Some here have become slightly squeamish as Uribe has been indirectly linked with numerous corruption allegations and scandals, like wiretapping and the surveillance of political opponents, journalists and activists.
These questions are coming up in Congress, which is making inquiries to the relevant officials at the White House and State Department.
Virginia Bouvier of the United States Institute for Peace and editor of the forthcoming Colombia: Building Peace in a Time of War, summarized the challenges:
“Even for Uribe’s many friends on the Hill, this will be a hard sell, particularly when U.S. politicians are critiquing authoritarian tendencies in other parts of Latin America. With a wiretapping scandal in full force, ongoing human rights concerns, new “falsos positivos,” and a still-unfolding parapolitical scandal that has brought indictments against more than 100 parliamentarians and ex-parliamentarians and hundreds of local officials (virtually all in Uribe’s ruling coalition parties)—some are beginning to question the nature of Colombian democracy. If Uribe runs, this will confirm their right to be concerned.”
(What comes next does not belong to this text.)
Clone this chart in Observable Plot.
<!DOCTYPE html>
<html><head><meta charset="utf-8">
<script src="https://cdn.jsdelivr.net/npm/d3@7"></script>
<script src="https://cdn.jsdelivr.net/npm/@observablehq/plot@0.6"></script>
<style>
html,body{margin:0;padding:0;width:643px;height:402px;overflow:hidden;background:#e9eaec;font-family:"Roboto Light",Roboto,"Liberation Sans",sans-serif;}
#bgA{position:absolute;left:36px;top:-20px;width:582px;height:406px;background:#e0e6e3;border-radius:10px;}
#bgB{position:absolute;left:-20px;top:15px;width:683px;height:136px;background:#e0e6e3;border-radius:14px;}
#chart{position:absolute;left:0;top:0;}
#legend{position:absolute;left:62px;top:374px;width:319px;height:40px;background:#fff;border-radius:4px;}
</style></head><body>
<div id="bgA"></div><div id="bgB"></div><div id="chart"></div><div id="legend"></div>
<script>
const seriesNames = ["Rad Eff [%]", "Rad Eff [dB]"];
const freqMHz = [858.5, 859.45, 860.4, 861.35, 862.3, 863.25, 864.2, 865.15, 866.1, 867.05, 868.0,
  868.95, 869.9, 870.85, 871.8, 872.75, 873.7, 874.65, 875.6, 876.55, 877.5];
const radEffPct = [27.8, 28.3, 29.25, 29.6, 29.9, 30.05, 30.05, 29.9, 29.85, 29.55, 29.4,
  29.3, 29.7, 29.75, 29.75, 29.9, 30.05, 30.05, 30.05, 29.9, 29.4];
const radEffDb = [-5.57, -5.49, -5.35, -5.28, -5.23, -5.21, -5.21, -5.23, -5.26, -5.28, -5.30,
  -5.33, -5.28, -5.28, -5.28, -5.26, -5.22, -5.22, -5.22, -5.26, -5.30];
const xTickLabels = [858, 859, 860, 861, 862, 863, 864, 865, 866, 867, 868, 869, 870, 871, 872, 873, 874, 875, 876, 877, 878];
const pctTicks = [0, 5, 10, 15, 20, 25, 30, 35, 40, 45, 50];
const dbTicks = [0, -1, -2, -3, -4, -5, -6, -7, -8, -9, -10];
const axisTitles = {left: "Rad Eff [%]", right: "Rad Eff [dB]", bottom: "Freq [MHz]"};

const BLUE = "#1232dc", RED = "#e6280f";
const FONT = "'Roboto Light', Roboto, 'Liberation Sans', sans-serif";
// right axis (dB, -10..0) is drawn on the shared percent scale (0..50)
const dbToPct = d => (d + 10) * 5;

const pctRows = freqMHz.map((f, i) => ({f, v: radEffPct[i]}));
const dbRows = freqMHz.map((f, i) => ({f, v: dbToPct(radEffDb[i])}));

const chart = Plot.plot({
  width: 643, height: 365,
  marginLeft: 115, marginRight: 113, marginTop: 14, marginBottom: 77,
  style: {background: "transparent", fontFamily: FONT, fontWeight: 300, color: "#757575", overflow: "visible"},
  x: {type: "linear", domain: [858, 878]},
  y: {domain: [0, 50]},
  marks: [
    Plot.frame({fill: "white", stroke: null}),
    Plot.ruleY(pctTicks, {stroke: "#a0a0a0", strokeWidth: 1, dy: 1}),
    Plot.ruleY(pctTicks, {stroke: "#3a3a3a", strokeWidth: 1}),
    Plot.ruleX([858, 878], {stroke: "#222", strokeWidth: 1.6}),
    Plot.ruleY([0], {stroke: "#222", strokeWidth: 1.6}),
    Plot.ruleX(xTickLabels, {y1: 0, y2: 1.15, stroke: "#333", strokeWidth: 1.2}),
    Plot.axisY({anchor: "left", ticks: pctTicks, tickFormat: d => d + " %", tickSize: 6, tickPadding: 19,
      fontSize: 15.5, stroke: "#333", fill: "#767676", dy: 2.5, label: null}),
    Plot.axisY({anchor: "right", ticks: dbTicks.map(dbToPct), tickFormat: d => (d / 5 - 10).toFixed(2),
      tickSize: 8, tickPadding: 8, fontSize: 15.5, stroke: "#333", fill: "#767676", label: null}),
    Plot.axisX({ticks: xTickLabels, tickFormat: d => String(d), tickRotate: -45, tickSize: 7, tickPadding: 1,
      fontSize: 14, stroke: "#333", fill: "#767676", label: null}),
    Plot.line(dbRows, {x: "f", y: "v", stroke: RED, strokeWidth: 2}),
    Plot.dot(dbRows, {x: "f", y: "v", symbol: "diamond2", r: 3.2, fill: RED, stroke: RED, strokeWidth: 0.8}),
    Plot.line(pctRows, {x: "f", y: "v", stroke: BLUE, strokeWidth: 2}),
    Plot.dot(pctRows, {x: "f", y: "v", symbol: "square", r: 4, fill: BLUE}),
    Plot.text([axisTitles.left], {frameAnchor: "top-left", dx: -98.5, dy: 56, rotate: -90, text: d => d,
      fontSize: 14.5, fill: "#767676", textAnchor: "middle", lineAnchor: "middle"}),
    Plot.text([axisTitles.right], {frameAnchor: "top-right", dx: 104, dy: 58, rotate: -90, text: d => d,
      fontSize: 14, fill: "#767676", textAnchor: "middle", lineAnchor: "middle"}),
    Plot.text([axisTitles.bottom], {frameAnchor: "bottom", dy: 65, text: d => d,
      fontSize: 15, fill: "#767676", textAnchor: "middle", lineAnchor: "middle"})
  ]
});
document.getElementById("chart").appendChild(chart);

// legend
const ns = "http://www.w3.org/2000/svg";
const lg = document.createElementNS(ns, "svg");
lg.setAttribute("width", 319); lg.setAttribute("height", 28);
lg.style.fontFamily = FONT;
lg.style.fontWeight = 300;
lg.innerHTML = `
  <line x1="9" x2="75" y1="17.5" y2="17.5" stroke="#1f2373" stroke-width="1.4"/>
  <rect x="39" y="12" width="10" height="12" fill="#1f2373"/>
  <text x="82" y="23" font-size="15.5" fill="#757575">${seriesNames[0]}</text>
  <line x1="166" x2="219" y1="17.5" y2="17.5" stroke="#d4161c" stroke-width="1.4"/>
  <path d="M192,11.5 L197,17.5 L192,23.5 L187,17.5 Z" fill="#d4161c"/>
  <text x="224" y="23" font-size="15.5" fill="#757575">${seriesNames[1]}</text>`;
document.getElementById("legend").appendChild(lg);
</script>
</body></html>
Recent speculation is that the United States is implicitly sending Bogotá the message that if Uribe goes for a third term, it would upset the behind-the-scenes pro-FTA efforts here in Washington. Logically, it will make the fight to get U.S. congressional approval all the more difficult. But, how would this delicate message be delivered?
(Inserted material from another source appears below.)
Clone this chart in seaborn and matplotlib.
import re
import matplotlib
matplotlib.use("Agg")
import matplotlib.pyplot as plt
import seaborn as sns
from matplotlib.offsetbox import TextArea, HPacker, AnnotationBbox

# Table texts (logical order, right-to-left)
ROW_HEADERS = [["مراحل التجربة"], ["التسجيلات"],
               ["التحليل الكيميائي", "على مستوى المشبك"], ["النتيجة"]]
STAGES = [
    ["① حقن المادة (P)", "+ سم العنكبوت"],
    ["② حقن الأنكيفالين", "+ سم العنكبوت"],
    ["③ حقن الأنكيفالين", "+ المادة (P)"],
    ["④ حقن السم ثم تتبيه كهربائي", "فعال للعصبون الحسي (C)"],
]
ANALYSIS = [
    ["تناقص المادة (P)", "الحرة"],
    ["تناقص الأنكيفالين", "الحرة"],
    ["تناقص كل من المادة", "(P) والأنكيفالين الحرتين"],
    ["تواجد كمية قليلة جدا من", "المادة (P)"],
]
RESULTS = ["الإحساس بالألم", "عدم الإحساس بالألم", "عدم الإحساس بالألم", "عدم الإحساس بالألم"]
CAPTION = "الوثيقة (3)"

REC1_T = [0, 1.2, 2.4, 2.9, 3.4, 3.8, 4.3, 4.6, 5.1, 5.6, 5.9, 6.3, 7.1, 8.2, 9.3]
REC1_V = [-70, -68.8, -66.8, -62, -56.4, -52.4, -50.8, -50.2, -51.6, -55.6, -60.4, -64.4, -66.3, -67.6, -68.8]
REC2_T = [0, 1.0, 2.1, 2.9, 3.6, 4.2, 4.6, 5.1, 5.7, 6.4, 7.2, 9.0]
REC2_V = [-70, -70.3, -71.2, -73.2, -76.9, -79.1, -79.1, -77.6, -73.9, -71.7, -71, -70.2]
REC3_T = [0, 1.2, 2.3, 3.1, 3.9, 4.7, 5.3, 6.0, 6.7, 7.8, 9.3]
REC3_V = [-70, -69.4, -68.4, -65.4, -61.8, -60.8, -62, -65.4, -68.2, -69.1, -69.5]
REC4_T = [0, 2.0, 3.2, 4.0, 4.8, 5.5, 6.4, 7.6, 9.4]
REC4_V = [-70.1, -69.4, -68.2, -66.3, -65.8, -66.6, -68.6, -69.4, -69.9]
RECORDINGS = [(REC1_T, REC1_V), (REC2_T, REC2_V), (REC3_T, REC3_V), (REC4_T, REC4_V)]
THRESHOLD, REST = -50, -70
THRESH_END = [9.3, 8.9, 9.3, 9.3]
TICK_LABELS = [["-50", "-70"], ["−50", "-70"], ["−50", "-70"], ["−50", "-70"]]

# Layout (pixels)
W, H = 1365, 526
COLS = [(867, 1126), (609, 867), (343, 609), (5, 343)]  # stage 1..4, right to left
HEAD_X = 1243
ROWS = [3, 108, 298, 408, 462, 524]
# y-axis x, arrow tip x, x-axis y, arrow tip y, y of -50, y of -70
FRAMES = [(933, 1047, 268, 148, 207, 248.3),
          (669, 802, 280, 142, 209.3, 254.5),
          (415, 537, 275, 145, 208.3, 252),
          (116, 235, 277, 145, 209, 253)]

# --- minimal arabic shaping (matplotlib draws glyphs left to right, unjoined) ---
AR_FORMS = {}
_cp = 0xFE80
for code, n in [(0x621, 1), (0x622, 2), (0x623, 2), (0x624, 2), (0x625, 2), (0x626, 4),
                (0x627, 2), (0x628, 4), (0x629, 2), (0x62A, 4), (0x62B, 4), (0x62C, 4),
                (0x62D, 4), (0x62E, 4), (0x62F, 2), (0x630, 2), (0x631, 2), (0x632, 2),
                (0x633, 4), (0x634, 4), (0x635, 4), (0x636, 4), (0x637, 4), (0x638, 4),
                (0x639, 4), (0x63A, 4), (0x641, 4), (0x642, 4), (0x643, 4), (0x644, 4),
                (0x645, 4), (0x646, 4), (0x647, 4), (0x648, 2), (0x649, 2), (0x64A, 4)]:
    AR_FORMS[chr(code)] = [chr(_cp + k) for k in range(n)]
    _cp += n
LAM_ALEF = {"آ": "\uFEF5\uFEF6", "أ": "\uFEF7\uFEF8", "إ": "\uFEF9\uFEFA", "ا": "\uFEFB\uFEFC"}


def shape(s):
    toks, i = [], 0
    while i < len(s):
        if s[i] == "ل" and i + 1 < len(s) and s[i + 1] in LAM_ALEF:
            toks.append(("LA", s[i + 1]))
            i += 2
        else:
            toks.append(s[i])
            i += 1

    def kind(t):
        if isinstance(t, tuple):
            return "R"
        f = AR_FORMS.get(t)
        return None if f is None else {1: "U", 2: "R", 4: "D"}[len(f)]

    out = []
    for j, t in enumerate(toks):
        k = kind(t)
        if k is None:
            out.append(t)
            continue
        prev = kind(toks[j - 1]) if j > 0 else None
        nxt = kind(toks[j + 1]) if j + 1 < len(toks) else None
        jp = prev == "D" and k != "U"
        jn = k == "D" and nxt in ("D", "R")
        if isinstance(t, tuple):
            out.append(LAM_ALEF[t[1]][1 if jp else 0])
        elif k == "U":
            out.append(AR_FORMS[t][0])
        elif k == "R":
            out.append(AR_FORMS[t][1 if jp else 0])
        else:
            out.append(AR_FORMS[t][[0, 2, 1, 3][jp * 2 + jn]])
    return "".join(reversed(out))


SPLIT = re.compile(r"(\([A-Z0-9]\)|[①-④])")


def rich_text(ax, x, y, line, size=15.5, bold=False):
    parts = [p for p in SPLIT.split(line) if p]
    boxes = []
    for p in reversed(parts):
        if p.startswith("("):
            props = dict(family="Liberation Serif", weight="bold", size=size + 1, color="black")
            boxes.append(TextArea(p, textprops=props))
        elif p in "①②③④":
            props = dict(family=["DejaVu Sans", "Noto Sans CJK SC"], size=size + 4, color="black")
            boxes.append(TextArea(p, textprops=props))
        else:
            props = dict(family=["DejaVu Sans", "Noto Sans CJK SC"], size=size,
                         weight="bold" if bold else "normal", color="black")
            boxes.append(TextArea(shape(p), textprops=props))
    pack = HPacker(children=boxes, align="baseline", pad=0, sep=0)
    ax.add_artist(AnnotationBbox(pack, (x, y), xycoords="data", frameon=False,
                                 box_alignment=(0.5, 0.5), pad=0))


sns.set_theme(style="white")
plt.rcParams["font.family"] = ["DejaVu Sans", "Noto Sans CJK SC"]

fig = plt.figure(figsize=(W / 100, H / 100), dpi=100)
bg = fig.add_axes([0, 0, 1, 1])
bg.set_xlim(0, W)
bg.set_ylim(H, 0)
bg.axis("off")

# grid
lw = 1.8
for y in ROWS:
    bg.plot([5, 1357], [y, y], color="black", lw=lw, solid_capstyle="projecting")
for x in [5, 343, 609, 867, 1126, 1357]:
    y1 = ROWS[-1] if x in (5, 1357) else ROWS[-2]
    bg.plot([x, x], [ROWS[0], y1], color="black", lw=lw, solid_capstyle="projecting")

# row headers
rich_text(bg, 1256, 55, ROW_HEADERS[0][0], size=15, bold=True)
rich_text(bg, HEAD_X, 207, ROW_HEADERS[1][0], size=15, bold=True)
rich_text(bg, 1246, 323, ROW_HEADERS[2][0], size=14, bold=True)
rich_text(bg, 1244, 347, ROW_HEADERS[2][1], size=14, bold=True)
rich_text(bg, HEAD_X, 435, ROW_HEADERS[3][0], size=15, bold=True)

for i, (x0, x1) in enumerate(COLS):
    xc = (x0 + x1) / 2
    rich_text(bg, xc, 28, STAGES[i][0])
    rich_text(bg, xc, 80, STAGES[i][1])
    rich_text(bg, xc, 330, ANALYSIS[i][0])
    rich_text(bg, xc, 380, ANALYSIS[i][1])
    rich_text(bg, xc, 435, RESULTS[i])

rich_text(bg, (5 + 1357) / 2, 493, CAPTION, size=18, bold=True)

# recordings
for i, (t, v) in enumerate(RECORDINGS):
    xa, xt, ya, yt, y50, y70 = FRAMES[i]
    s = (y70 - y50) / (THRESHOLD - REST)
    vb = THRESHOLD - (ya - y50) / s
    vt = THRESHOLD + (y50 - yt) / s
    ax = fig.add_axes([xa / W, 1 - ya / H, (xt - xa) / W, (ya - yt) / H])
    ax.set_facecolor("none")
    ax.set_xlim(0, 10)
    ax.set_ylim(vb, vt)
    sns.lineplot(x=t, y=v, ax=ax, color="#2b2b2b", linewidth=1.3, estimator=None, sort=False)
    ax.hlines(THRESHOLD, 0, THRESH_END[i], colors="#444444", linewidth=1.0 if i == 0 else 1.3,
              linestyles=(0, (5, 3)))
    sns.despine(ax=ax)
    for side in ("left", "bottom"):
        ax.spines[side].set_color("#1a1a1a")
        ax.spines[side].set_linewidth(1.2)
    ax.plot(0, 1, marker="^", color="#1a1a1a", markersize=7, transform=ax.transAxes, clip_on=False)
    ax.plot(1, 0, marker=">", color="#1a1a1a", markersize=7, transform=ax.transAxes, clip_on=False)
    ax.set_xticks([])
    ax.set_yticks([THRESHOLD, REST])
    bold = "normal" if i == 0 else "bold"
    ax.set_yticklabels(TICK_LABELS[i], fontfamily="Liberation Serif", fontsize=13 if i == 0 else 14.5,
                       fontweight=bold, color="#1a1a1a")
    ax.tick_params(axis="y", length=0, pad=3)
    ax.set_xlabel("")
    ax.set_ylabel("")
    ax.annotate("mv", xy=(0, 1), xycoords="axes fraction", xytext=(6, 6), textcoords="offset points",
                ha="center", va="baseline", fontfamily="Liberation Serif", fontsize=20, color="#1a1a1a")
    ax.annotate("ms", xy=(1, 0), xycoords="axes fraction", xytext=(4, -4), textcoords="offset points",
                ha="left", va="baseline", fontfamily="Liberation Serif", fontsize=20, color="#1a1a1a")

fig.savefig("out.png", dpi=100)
The third-term issue is one of many factors that Congress will consider when looking at the FTA, because there are already concerns about human rights. And on Plan Colombia, which is under review, some members are going to look at Colombia’s political direction and the potential reforms to the constitution—and they’ll make their judgments for funding based on that, a Senate aide said.
Adam Isacson, director of the Center for International Policy’s Latin America Security Program and author of the must-read blog “Plan Colombia and Beyond,” raised pointed concerns about the integrity of Colombia’s democratic institutions.
“It’s particularly damaging because Colombia’s 1991 constitution was written assuming that the President would be there for one term. And, all the judges, prosecutors and so on are appointed by the President. So, by the end of Uribe’s eight years, just about the entire board of the Central Bank, and the judicial and prosecutorial institutions will have been appointed by one president,” Isacson pointed out.
“That really undermines the checks and balances system. If he maintains his strong majority in the legislature, then he’ll also have control over the legislation. So, you’d basically have Uribe supporters in all corners of the government—including in the courts, where judges will be deciding cases, such as the allegations about Uribe’s para-politics, and the wiretapping,” Isacson continued.
At the same time, there’s also a laissez-faire view in Congress, that these are questions Colombians will just have to figure out on their own and decide what kind of democracy they want.
In the United States, we finally decided to limit the presidency to two terms in the 1950s. “They have to figure it out, just as we did,” one Republican Senate staffer noted. Meaning, we ought to just butt out of their democratic process? It’s none of our business?
Their decisions do have consequences, the staffer acknowledged. When Colombians go to vote, they might think about their international relationships, like with the United Sates, and their trade relations.
But the longer Uribe takes to declare his future intentions, observers in DC (and in Bogotá) have more time to ruminate over the seemingly endless stream of allegations of malfeasance, paramilitary links to Uribe and his cohorts. And more time for the long list of allegations to get even longer.
What kind of model does all of this set for the rest of the region? Is Uribe really someone we want as an ally against Chávez in neighboring Venezuela?
Still, those questions make some quite uneasy, at best. I have to yet to find anyone who can say that removing the third-term limit would be a good thing for democracy.
Despite the brewing scandals, Uribe’s popularity remains so high that he’s now called the Teflon president. Nevertheless, the Teflon man will likely leave us hanging in suspense until the fall.
By doing so, he’s suspending potential presidential candidates from effectively campaigning and putting Colombian voters in limbo. With plenty to talk about.
Yet, the limbo dance cannot be good for Colombian democracy, or for planting the seeds for a strong campaign season. For one, it certainly isn’t fair for voters.